États-Unis : métis is beautiful !
Hier, les métis passaient pour des traîtres. Ils sont aujourd’hui les hérauts d’une Amérique postraciale. Et leur nombre croît de manière spectaculaire. Surtout chez les jeunes.
C’est la minorité arc-en-ciel de l’Amérique. Dans un pays où franchir la color line a longtemps été presque impossible – un véritable tabou –, beaucoup n’hésitent plus désormais à afficher leur origine multiethnique. Avec un président à leur image, le nombre et la jeunesse pour eux, les métis ont le vent en poupe.
Quelques chiffres. Aux États-Unis, un mariage sur sept unit aujourd’hui des conjoints de races différentes. Un record. Certes, les Américains ne sont encore que 9 millions – soit 2,9 % de la population – à se déclarer « multiraciaux », selon la terminologie en vigueur ici, mais ils croissent et se multiplient à vitesse grand V : + 32 % depuis 2000, selon les chiffres du dernier recensement (2010).
Encore plus remarquable, la progression de cette minorité dans les États jusqu’ici les plus réfractaires, ceux du Deep South notamment. Dans le Mississippi, le nombre des mariages mixtes a littéralement explosé. La plupart unissent un Noir et un Blanc, alors que ce type d’union était illégal jusqu’en 1967. À Hawaii, État dont Barack Obama est originaire, les métis représentent 23,6 % de la population.

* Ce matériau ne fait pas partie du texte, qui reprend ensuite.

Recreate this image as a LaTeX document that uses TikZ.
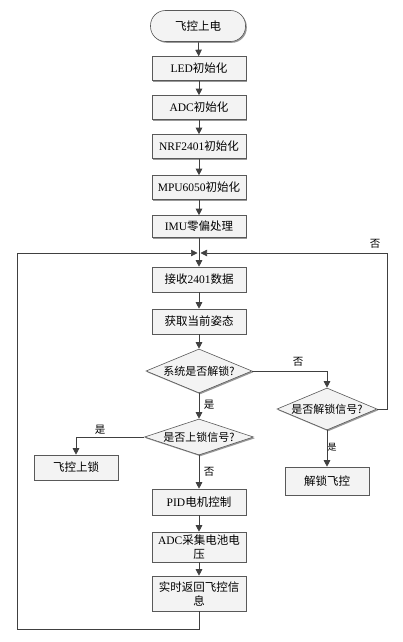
\documentclass[tikz,border=0pt]{standalone}
\usepackage{fontspec}
\setmainfont{Liberation Serif}
\newfontfamily\cjk{Noto Sans CJK SC}
\newcommand{\zhtxt}[1]{{\cjk #1}}
\usetikzlibrary{arrows.meta,shapes.geometric,shadows}
\definecolor{linec}{HTML}{404040}
\definecolor{boxfill}{HTML}{F3F3F3}
\begin{document}
\begin{tikzpicture}[x=1pt,y=-1pt,
  every node/.style={font=\fontsize{11.5}{14}\selectfont},
  boxshape/.style={draw=black!65, fill=boxfill, line width=0.6pt,
    drop shadow={shadow xshift=1.3pt,shadow yshift=-1.3pt,fill=black!50,opacity=0.8}},
  box/.style={boxshape, rectangle, minimum width=94pt, minimum height=24pt, inner sep=1pt, align=center},
  term/.style={boxshape, rectangle, rounded corners=15pt, minimum width=95pt, minimum height=31pt},
  dec/.style={boxshape, diamond, aspect=2.6, inner xsep=-8pt, inner ysep=-2pt, font=\fontsize{11}{13}\selectfont},
  arr/.style={draw=linec, line width=0.7pt, -{Triangle[length=6.5pt,width=6.5pt]}},
  ln/.style={draw=linec, line width=0.7pt},
  lab/.style={font=\fontsize{10.5}{12}\selectfont, inner sep=1pt}]
\useasboundingbox[fill=white] (0,0) rectangle (403,642);

\node[term] (start) at (198,26) {\zhtxt{飞控上电}};
\node[box] (led) at (199,68.5) {LED\zhtxt{初始化}};
\node[box] (adc) at (199,107.5) {ADC\zhtxt{初始化}};
\node[box] (nrf) at (199,146.5) {NRF2401\zhtxt{初始化}};
\node[box] (mpu) at (199,187.5) {MPU6050\zhtxt{初始化}};
\node[box, minimum height=22pt] (imu) at (199,226.5) {IMU\zhtxt{零偏处理}};
\coordinate (j) at (199,253);
\node[box, minimum height=25pt] (rx) at (199,279.5) {\zhtxt{接收}2401\zhtxt{数据}};
\node[box, minimum height=25pt] (att) at (199,321.5) {\zhtxt{获取当前姿态}};
\node[dec, minimum width=106pt, minimum height=44pt] (d1) at (199,371) {\zhtxt{系统是否解锁?}};
\node[dec, minimum width=100pt, minimum height=42pt] (d2) at (327,409) {\zhtxt{是否解锁信号?}};
\node[dec, minimum width=109pt, minimum height=36pt, aspect=3] (d3) at (199,437) {\zhtxt{是否上锁信号?}};
\node[box, minimum width=84pt, minimum height=25pt] (lock) at (76,467.5) {\zhtxt{飞控上锁}};
\node[box, minimum width=84pt, minimum height=28pt] (unlock) at (327,481) {\zhtxt{解锁飞控}};
\node[box, minimum height=26pt] (pid) at (199,502) {PID\zhtxt{电机控制}};
\node[box, minimum height=30pt, text width=92pt] (adc2) at (199,547) {ADC\zhtxt{采集电池电}\\\zhtxt{压}};
\node[box, minimum height=35pt, text width=92pt] (ret) at (199,593.5) {\zhtxt{实时返回飞控信}\\\zhtxt{息}};
\coordinate (bl) at (17,629);
\coordinate (rr) at (387,409);

\draw[arr] (start) -- (led);
\draw[arr] (led) -- (adc);
\draw[arr] (adc) -- (nrf);
\draw[arr] (nrf) -- (mpu);
\draw[arr] (mpu) -- (imu);
\draw[ln] (imu) -- (j);
\draw[arr] (j) -- (rx);
\draw[arr] (rx) -- (att);
\draw[arr] (att) -- (d1);
\draw[arr] (d1.east) -| (d2.north);
\draw[arr] (d1.south) -- (d3.north);
\draw[arr] (d2.south) -- (unlock.north);
\draw[arr] (d3.west) -| (lock.north);
\draw[arr] (d3.south) -- (pid.north);
\draw[arr] (pid) -- (adc2);
\draw[arr] (adc2) -- (ret);
\draw[arr, shorten >=1.5pt] (d2.east) -- (rr) |- (j);
\draw[arr, shorten >=1.5pt] (ret.south) |- (bl) |- (j);

\node[lab] (l1) at (298,362) {\zhtxt{否}};
\node[lab] (l2) at (375,244) {\zhtxt{否}};
\node[lab] (l3) at (209,405) {\zhtxt{是}};
\node[lab] (l4) at (100,430) {\zhtxt{是}};
\node[lab] (l5) at (209,472) {\zhtxt{否}};
\node[lab, font=\fontsize{9}{10}\selectfont] (l6) at (332,447) {\zhtxt{是}};
\end{tikzpicture}
\end{document}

Et le pourcentage est à peine inférieur en Californie. Une minilame de fond démographique.
Les métis bénéficient en outre d’une visibilité accrue. Ils ont désormais leurs produits de beauté, leurs sites de rencontre et leurs « cercles de sociabilité » dans les universités. Bref, ils sont très à la mode. Les publicités, les films et les séries télé mettent systématiquement en scène des acteurs à l’origine ethnique ambiguë. Logiquement, des superstars métisses ont émergé, comme Mariah Carey, Tiger Woods ou Soledad O’Brien, présentatrice vedette à la télévision. Avec naturellement, en point d’orgue, l’élection de Barack Obama, qui est de père kényan et de mère blanche américaine, même si lui-même se définit comme noir.
Statistiques. Comme le dit cette enseignante de l’Université Stanford, « l’imaginaire national a radicalement changé ces dernières années. Autrefois perçus comme des traîtres, les métis sont désormais célébrés comme des hérauts. La solution du problème racial aux États-Unis passe par eux ». En un mot comme en cent, « métis is beautiful. »
Même si beaucoup reste à faire, les catégories statistiques elles-mêmes commencent à évoluer pour tenir compte du phénomène. Depuis 2000, il est enfin possible pour un Américain de cocher plusieurs cases lors du recensement. Par exemple : Noir et Asiatique. Ou bien : Blanc et Latino. Les candidats à l’entrée dans les très chères et très sélectives universités américaines ont aussi, depuis l’an dernier, davantage de latitude pour s’identifier ethniquement. L’enjeu n’est pas mince.
En raison des politiques de discrimination positive mises en place pour faciliter l’accès des minorités aux établissements universitaires, être d’origine multiethnique est un plus. Alors, pour un candidat, la tentation peut être grande d’invoquer une origine ethnique imaginaire. En tout cas très lointaine. Avec pour conséquence un risque d’éviction des candidats issus d’autres minorités, africaine-américaine en particulier, alors que ces dernières sont censées être les premières bénéficiaires des politiques d’affirmative action. Ce n’est évidemment pas un hasard si à l’Université Rice, au Texas, le nombre des candidats se présentant comme multiraciaux est passé l’an dernier de 8 à 564…
Cette Amérique métisse a aussi ses détracteurs. Certains lui reprochent de diluer l’influence des minorités – notamment africaine-américaine – et d’empêcher tout rattrapage économique. « C’est moins au dépassement de la notion de race auquel nous assistons qu’à sa balkanisation, avec l’émergence d’une nouvelle tribu, celle des métis », commente un politologue.
Il n’empêche : de plus en plus de jeunes Américains choisissent de s’identifier comme bon leur semble. Brouillant les repères raciaux hérités d’une histoire douloureuse, ils préparent en douceur l’Amérique postraciale de demain. Ou plutôt d’après-demain.